Set all the material down again unchanged, without the pictures.

### INFORMATION SHOWN ###

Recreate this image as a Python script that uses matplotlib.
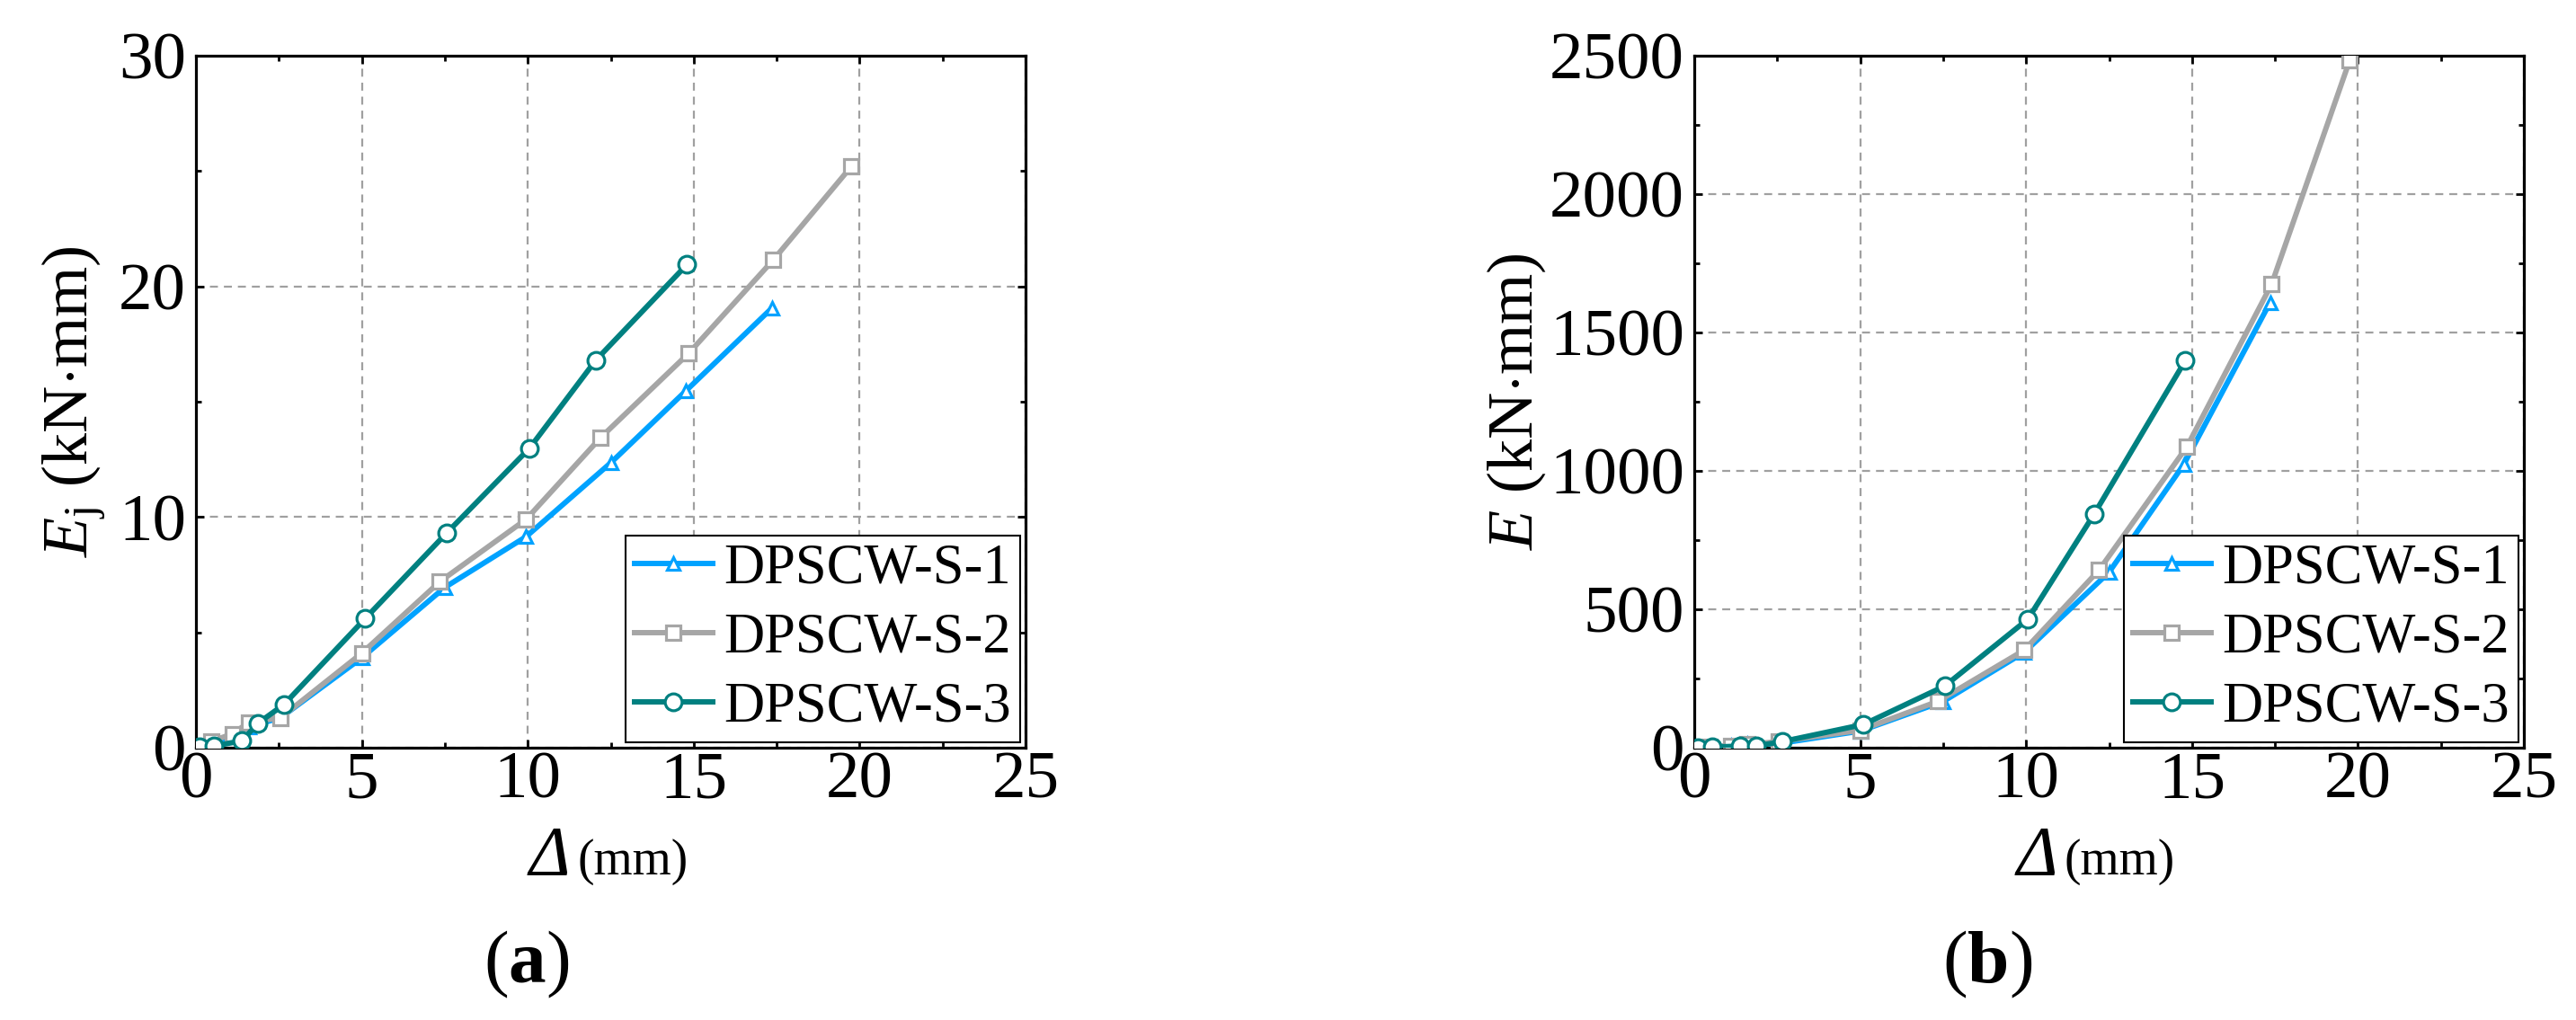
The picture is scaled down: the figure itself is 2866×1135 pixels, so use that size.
import numpy as np
import matplotlib
matplotlib.use("Agg")
import matplotlib.pyplot as plt
import matplotlib.transforms as mtransforms
from matplotlib.ticker import MultipleLocator

plt.rcParams['font.family'] = ['Liberation Serif', 'DejaVu Serif']
plt.rcParams['mathtext.fontset'] = 'custom'
plt.rcParams['mathtext.rm'] = 'Liberation Serif'
plt.rcParams['mathtext.it'] = 'Liberation Serif:italic'
plt.rcParams['mathtext.bf'] = 'Liberation Serif:bold'

# ---------------- data ----------------
series_names = ["DPSCW-S-1", "DPSCW-S-2", "DPSCW-S-3"]

d_s1 = [0.15, 0.5, 1.1, 1.6, 2.55, 5.0, 7.5, 9.95, 12.5, 14.75, 17.35]
d_s2 = [0.15, 0.45, 1.1, 1.6, 2.55, 5.0, 7.35, 9.95, 12.2, 14.85, 17.4, 19.75]
d_s3 = [0.12, 0.54, 1.39, 1.86, 2.65, 5.1, 7.55, 10.05, 12.05, 14.8]

# (a) Ej
ej_s1 = [0.05, 0.2, 0.5, 0.9, 1.3, 3.9, 6.95, 9.15, 12.35, 15.45, 19.05]
ej_s2 = [0.05, 0.27, 0.6, 1.1, 1.3, 4.1, 7.2, 9.9, 13.45, 17.1, 21.15, 25.2]
ej_s3 = [0.05, 0.07, 0.3, 1.05, 1.87, 5.6, 9.3, 12.98, 16.8, 20.95]

# (b) E
e_s1 = [0.5, 3, 8, 12, 15, 60, 167, 345, 634, 1023, 1608]
e_s2 = [0.5, 3, 8, 12, 22, 63, 168, 353, 642, 1088, 1675, 2483]
e_s3 = [0.5, 2, 6, 6, 22, 84, 223, 464, 844, 1399]

colors = ['#00A2FF', '#A6A6A6', '#008080']
markers = ['^', 's', 'o']
msizes = [10, 12, 13.5]

fig = plt.figure(figsize=(28.66, 11.35), dpi=100)
ax1 = fig.add_axes([218 / 2866, 1 - 832 / 1135, 923 / 2866, 770 / 1135])
ax2 = fig.add_axes([1885 / 2866, 1 - 832 / 1135, 923 / 2866, 770 / 1135])


def style_axis(ax, ymax, ystep, yminor):
    ax.set_xlim(0, 25)
    ax.set_ylim(0, ymax)
    ax.xaxis.set_major_locator(MultipleLocator(5))
    ax.xaxis.set_minor_locator(MultipleLocator(2.5))
    ax.yaxis.set_major_locator(MultipleLocator(ystep))
    ax.yaxis.set_minor_locator(MultipleLocator(yminor))
    ax.grid(True, which='major', color='#A0A0A0', linestyle=(0, (4, 3)), linewidth=1.6)
    ax.tick_params(which='both', direction='in', top=True, right=True, width=2, labelsize=54)
    ax.tick_params(which='major', length=6.5)
    ax.tick_params(which='minor', length=4)
    ax.tick_params(axis='x', pad=3)
    ax.tick_params(axis='y', pad=8)
    for sp in ax.spines.values():
        sp.set_linewidth(2.3)
    # nudge the x "0" a little right so it does not sit on the y "0"
    t0 = ax.xaxis.get_major_ticks()[0].label1
    t0.set_transform(t0.get_transform() +
                     mtransforms.ScaledTranslation(0.1, 0, fig.dpi_scale_trans))


def draw(ax, xs, ys):
    for x, y, c, m, ms, name in zip(xs, ys, colors, markers, msizes, series_names):
        ax.plot(x, y, color=c, linewidth=4.3, marker=m, markersize=ms,
                markerfacecolor='white', markeredgecolor=c, markeredgewidth=2.3,
                label=name, zorder=3)
    leg = ax.legend(loc='lower right', fontsize=45, frameon=True, fancybox=False,
                    edgecolor='black', framealpha=1, borderpad=0.15,
                    borderaxespad=0.1, handlelength=1.4, handletextpad=0.2,
                    labelspacing=0.3)
    leg.get_frame().set_linewidth(1.5)
    leg.set_zorder(5)


draw(ax1, [d_s1, d_s2, d_s3], [ej_s1, ej_s2, ej_s3])
draw(ax2, [d_s1, d_s2, d_s3], [e_s1, e_s2, e_s3])
style_axis(ax1, 30, 10, 5)
style_axis(ax2, 2500, 500, 250)

# y labels
ax1.set_ylabel(r'$E_{\mathrm{j}}$ (kN$\cdot$mm)', fontsize=52)
ax1.yaxis.set_label_coords(-0.105, 0.5)
ax2.set_ylabel(r'$E$ (kN$\cdot$mm)', fontsize=52)
ax2.yaxis.set_label_coords(-0.177, 0.5)

# x labels: italic Delta plus smaller unit
for ax, x0 in [(ax1, 0.402), (ax2, 0.388)]:
    ax.text(x0, -0.183, 'Δ', transform=ax.transAxes, fontstyle='italic',
            fontsize=56, ha='left', va='baseline')
    ax.text(x0 + 0.058, -0.183, '(mm)', transform=ax.transAxes,
            fontsize=40, ha='left', va='baseline')

# panel labels
fig.text(586 / 2866, 1 - 1093 / 1135, r'($\mathbf{a}$)', fontsize=60, ha='center', va='baseline')
fig.text(2211 / 2866, 1 - 1093 / 1135, r'($\mathbf{b}$)', fontsize=60, ha='center', va='baseline')

fig.savefig('out.png', dpi=100)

###

● **TASK ANSWER**:
Recreate this image as a Python script that uses matplotlib.
The picture is scaled down: the figure itself is 2866×1135 pixels, so use that size.
import numpy as np
import matplotlib
matplotlib.use("Agg")
import matplotlib.pyplot as plt
import matplotlib.transforms as mtransforms
from matplotlib.ticker import MultipleLocator

plt.rcParams['font.family'] = ['Liberation Serif', 'DejaVu Serif']
plt.rcParams['mathtext.fontset'] = 'custom'
plt.rcParams['mathtext.rm'] = 'Liberation Serif'
plt.rcParams['mathtext.it'] = 'Liberation Serif:italic'
plt.rcParams['mathtext.bf'] = 'Liberation Serif:bold'

# ---------------- data ----------------
series_names = ["DPSCW-S-1", "DPSCW-S-2", "DPSCW-S-3"]

d_s1 = [0.15, 0.5, 1.1, 1.6, 2.55, 5.0, 7.5, 9.95, 12.5, 14.75, 17.35]
d_s2 = [0.15, 0.45, 1.1, 1.6, 2.55, 5.0, 7.35, 9.95, 12.2, 14.85, 17.4, 19.75]
d_s3 = [0.12, 0.54, 1.39, 1.86, 2.65, 5.1, 7.55, 10.05, 12.05, 14.8]

# (a) Ej
ej_s1 = [0.05, 0.2, 0.5, 0.9, 1.3, 3.9, 6.95, 9.15, 12.35, 15.45, 19.05]
ej_s2 = [0.05, 0.27, 0.6, 1.1, 1.3, 4.1, 7.2, 9.9, 13.45, 17.1, 21.15, 25.2]
ej_s3 = [0.05, 0.07, 0.3, 1.05, 1.87, 5.6, 9.3, 12.98, 16.8, 20.95]

# (b) E
e_s1 = [0.5, 3, 8, 12, 15, 60, 167, 345, 634, 1023, 1608]
e_s2 = [0.5, 3, 8, 12, 22, 63, 168, 353, 642, 1088, 1675, 2483]
e_s3 = [0.5, 2, 6, 6, 22, 84, 223, 464, 844, 1399]

colors = ['#00A2FF', '#A6A6A6', '#008080']
markers = ['^', 's', 'o']
msizes = [10, 12, 13.5]

fig = plt.figure(figsize=(28.66, 11.35), dpi=100)
ax1 = fig.add_axes([218 / 2866, 1 - 832 / 1135, 923 / 2866, 770 / 1135])
ax2 = fig.add_axes([1885 / 2866, 1 - 832 / 1135, 923 / 2866, 770 / 1135])


def style_axis(ax, ymax, ystep, yminor):
    ax.set_xlim(0, 25)
    ax.set_ylim(0, ymax)
    ax.xaxis.set_major_locator(MultipleLocator(5))
    ax.xaxis.set_minor_locator(MultipleLocator(2.5))
    ax.yaxis.set_major_locator(MultipleLocator(ystep))
    ax.yaxis.set_minor_locator(MultipleLocator(yminor))
    ax.grid(True, which='major', color='#A0A0A0', linestyle=(0, (4, 3)), linewidth=1.6)
    ax.tick_params(which='both', direction='in', top=True, right=True, width=2, labelsize=54)
    ax.tick_params(which='major', length=6.5)
    ax.tick_params(which='minor', length=4)
    ax.tick_params(axis='x', pad=3)
    ax.tick_params(axis='y', pad=8)
    for sp in ax.spines.values():
        sp.set_linewidth(2.3)
    # nudge the x "0" a little right so it does not sit on the y "0"
    t0 = ax.xaxis.get_major_ticks()[0].label1
    t0.set_transform(t0.get_transform() +
                     mtransforms.ScaledTranslation(0.1, 0, fig.dpi_scale_trans))


def draw(ax, xs, ys):
    for x, y, c, m, ms, name in zip(xs, ys, colors, markers, msizes, series_names):
        ax.plot(x, y, color=c, linewidth=4.3, marker=m, markersize=ms,
                markerfacecolor='white', markeredgecolor=c, markeredgewidth=2.3,
                label=name, zorder=3)
    leg = ax.legend(loc='lower right', fontsize=45, frameon=True, fancybox=False,
                    edgecolor='black', framealpha=1, borderpad=0.15,
                    borderaxespad=0.1, handlelength=1.4, handletextpad=0.2,
                    labelspacing=0.3)
    leg.get_frame().set_linewidth(1.5)
    leg.set_zorder(5)


draw(ax1, [d_s1, d_s2, d_s3], [ej_s1, ej_s2, ej_s3])
draw(ax2, [d_s1, d_s2, d_s3], [e_s1, e_s2, e_s3])
style_axis(ax1, 30, 10, 5)
style_axis(ax2, 2500, 500, 250)

# y labels
ax1.set_ylabel(r'$E_{\mathrm{j}}$ (kN$\cdot$mm)', fontsize=52)
ax1.yaxis.set_label_coords(-0.105, 0.5)
ax2.set_ylabel(r'$E$ (kN$\cdot$mm)', fontsize=52)
ax2.yaxis.set_label_coords(-0.177, 0.5)

# x labels: italic Delta plus smaller unit
for ax, x0 in [(ax1, 0.402), (ax2, 0.388)]:
    ax.text(x0, -0.183, 'Δ', transform=ax.transAxes, fontstyle='italic',
            fontsize=56, ha='left', va='baseline')
    ax.text(x0 + 0.058, -0.183, '(mm)', transform=ax.transAxes,
            fontsize=40, ha='left', va='baseline')

# panel labels
fig.text(586 / 2866, 1 - 1093 / 1135, r'($\mathbf{a}$)', fontsize=60, ha='center', va='baseline')
fig.text(2211 / 2866, 1 - 1093 / 1135, r'($\mathbf{b}$)', fontsize=60, ha='center', va='baseline')

fig.savefig('out.png', dpi=100)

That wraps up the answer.